Читаем История российского терроризма полностью

«Хитрый был человек,— говорил жандарм.— Когда он сидел в крепости, нам велено было не давать ему спать. Мы по двое дежурили при нем и сменялись каждые два часа. Вот сидит он на табурете, а мы караулим. Станет он дремать, а мы встряхнем его за плечо и разбудим. Что станешь делать? Приказано так. Ну, смотрите, какой он хитрый. Сидит, ногу за ногу перекинул и качает ею, и хочет показать нам, будто не спит, сам дремлет, а ногой все дрыгает. Но мы скоро заметили его хитрость. Ну и стали его трясти каждые пять минут — все равно, качает он ногой или нет. И продолжалось это больше недели».

Каракозов упорствовал. Но 7 апреля содержатель гостиницы сообщил полиции, что неизвестный, снявший у него номер, не возвращался. Комнату осмотрели и нашли принадлежавшую Каракозову шкатулку и конверт с московским адресом Ишутина. Арестованные Ишутин и товарищи, жившие с ним, были доставлены в Петербург, где в неизвестном, называвшем себя Алексеем Петровым, признали Каракозова.

После того как его опознали, Каракозов дал о себе сведения: родился он в 1842 г. , учился в пензенской гимназии, после поступил в Казанский университет, но в том же году его исключили за участие в студенческих беспорядках. Он жил в деревне у родных, а также работал письмоводителем при мировом судье Сердобского уезда. В 1864 г. снова зачислен в Казанский университет, и вскоре переводится на юридический факультет в Москву.

Молчаливый, сосредоточенный ипохондрик; по словам его товарищей, он не делился ни с кем своими заботами, душевными переживаниями. За несколько месяцев до покушения Каракозов перенес болезнь. По отзывам тюремных врачей, он с 27 мая стал обнаруживать «некоторую тупость умственных способностей, выражающуюся медленностью и неопределенностью ответов на предлагаемые вопросы».

Каракозов обратился к Богу. Он по нескольку часов простаивал на коленях в своей камере, молился.

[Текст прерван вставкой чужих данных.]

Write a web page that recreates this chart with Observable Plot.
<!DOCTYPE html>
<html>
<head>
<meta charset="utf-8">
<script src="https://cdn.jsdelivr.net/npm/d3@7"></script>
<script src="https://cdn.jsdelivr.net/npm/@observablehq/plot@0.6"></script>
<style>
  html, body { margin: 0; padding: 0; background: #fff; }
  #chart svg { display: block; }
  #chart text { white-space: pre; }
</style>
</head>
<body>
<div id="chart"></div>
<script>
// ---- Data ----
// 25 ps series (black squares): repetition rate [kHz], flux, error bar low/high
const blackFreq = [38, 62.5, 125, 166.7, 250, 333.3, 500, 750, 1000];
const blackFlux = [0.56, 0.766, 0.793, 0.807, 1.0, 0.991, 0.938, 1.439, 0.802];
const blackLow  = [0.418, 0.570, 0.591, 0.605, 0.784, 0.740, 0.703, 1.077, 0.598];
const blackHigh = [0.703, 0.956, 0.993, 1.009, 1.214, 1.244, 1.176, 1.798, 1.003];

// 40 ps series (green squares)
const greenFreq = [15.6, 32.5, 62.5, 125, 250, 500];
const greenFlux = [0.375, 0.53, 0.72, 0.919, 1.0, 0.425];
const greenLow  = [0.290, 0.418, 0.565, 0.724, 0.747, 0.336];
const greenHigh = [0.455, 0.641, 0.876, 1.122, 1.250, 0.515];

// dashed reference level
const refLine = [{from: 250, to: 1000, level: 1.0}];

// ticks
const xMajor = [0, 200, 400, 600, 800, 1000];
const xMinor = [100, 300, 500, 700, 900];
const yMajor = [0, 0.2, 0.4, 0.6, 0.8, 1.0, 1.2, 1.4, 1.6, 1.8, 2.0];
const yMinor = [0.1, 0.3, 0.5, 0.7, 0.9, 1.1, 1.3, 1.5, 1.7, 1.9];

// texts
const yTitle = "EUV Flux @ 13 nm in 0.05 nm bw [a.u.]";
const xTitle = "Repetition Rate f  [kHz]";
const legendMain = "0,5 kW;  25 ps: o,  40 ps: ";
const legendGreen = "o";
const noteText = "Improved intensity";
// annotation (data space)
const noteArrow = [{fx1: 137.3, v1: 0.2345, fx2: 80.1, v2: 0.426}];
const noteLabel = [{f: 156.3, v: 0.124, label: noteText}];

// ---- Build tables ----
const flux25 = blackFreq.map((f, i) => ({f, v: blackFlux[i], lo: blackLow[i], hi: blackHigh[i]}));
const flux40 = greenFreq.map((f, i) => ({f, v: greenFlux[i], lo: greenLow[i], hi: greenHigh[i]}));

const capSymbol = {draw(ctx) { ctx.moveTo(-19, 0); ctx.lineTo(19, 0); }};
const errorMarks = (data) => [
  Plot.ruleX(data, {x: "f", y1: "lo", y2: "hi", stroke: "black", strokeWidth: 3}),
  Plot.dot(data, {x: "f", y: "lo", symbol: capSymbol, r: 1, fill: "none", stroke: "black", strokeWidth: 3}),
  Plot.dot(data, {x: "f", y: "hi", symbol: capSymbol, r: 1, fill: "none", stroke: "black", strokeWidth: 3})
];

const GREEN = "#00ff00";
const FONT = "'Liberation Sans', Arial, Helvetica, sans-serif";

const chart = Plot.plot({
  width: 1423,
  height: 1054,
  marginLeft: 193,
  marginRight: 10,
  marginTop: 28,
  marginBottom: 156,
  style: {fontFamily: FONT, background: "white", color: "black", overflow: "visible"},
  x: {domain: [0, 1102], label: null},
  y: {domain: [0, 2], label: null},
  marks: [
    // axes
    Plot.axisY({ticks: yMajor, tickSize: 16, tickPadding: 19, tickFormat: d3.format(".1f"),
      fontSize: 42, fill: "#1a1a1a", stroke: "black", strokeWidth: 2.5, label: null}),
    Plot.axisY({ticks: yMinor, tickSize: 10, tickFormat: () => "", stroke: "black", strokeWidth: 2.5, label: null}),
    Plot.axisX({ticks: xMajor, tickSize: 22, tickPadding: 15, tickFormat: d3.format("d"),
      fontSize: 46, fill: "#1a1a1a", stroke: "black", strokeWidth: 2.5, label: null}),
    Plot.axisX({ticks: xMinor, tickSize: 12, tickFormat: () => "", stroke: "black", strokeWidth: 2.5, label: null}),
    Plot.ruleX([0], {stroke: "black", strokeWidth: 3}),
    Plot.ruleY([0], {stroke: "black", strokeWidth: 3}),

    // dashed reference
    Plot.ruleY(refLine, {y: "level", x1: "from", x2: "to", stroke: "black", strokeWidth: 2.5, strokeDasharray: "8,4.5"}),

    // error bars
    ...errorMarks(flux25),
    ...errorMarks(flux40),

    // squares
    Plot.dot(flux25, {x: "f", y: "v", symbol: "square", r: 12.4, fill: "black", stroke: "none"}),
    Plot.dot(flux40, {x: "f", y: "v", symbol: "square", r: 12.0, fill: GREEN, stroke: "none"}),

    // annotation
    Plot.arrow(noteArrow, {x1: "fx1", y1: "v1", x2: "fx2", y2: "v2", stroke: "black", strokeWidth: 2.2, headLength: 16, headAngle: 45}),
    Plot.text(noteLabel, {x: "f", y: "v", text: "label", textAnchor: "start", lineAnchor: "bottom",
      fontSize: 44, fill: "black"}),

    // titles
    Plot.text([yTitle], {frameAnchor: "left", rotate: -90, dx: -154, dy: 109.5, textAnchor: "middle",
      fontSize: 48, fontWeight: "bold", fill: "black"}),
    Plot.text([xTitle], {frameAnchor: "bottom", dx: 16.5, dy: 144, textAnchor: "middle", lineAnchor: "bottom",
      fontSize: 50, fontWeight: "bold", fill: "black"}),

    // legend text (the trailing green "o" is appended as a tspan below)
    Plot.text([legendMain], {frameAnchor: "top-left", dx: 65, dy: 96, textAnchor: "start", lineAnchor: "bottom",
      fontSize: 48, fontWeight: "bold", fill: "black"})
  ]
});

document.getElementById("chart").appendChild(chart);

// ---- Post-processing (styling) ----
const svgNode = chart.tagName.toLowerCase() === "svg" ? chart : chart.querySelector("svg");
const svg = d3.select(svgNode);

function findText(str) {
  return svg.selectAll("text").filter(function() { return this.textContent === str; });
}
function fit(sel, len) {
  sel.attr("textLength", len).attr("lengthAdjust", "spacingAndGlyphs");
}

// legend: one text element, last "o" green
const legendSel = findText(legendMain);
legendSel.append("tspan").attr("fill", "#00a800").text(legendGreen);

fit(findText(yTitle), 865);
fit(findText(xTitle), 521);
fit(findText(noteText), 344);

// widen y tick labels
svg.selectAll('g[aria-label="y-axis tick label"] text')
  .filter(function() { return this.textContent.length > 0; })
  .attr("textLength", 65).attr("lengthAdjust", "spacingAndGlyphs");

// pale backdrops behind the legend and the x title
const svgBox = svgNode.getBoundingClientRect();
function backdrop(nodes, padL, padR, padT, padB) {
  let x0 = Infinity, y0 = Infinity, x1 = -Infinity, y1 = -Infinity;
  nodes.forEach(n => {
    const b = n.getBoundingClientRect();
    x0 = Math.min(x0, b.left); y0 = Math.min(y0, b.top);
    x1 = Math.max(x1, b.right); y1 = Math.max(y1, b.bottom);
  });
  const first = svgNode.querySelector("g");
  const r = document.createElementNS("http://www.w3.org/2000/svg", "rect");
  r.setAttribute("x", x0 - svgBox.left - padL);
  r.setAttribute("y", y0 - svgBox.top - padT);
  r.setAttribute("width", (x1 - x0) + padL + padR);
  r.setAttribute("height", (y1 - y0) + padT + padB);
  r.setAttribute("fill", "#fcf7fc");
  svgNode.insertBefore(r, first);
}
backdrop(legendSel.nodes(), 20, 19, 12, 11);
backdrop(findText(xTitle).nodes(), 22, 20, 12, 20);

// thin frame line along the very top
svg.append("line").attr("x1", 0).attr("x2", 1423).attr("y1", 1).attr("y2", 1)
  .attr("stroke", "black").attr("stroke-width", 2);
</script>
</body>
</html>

В первые дни после 4 апреля все разговоры неизменно сворачивались на покушение. Много было сказано нелестного в адрес полиции. Ходили слухи, что генерал-губернатор князь А. А. Суворов в конце великого поста получил письмо от лежавшего в больнице Ножина с просьбой приехать и выслушать важное сообщение. Суворов передал письмо в канцелярию, не обратив на него особенного внимания. После покушения он вспомнил о письме и послал в Мариинскую больницу справиться о больном Ножине: кто он такой и в каком положении. Оказалось, Ножин умер в тифозном отделении 3 апреля. Из следствия по делу Каракозова выяснилось, что Ножин проживал на квартире с одним из членов кружка.

На Красную площадь выкатили винные бочки и поили народ. Н. Г. Рубинштейн ходил с оркестром впереди большой толпы — беспрерывно исполнялся гимн. На улицах возникали стычки — задирали студентов. Все почему-то считали, что стрелял поляк. Их гнали с квартир, отказывали от места.

Шеф жандармов князь В. Долгоруков явился к царю и попросил уволить его. «Я этого не сделаю,— отвечал Александр,— ты на своем месте и имеешь мое доверие».— «Я утратил доверие России»,— сказал князь. По его требованию в приказе не было сказано «уволен по прошению», а просто «уволен от должности».— «Пусть вся Россия знает, что я уволен за неумение охранять моего государя».

Находящийся в эмиграции Герцен отправил Александру II письмо:

«Государь!

Было время, когда Вы читали «Колокол»,— теперь Вы его не читаете. Которое время лучше, то или это, время ли освобождений и света или время заточений и тьмы — скажет Вам ваша совесть. Но читаете Вы нас или нет, этот лист Вы должны прочесть. Вы кругом обмануты, и нет честного человека, который смел бы Вам сказать правду. Возле Вас пытают, вопреки Вашему приказанию, и Вы этого не знаете. Вас уверяют, что несчастный, стрелявший в Вас, был орудием огромного заговора, но ни большого, ни малого заговора вовсе не было; то, что они называют заговором, это возбужденная мысль России, это развязанный язык ее, это умственное движение... Вас приведут к гибели заговорщики, в самом деле Вас окружающие, не потому, чтоб они этого хотели, а потому что им это выгодно...»

Так говорилось на берегах Темзы, а на берегах Невы М. Н. Муравьев, назначенный начальником следственной комиссии, заявил: «Я счастлив, что поставлен государем во главе учреждения, которое должно служить к открытию злого умысла и преступника. Я скорее лягу в гроб, чем оставлю не открытым это зло,— зло не одного человека, но многих, действовавших в совокупности».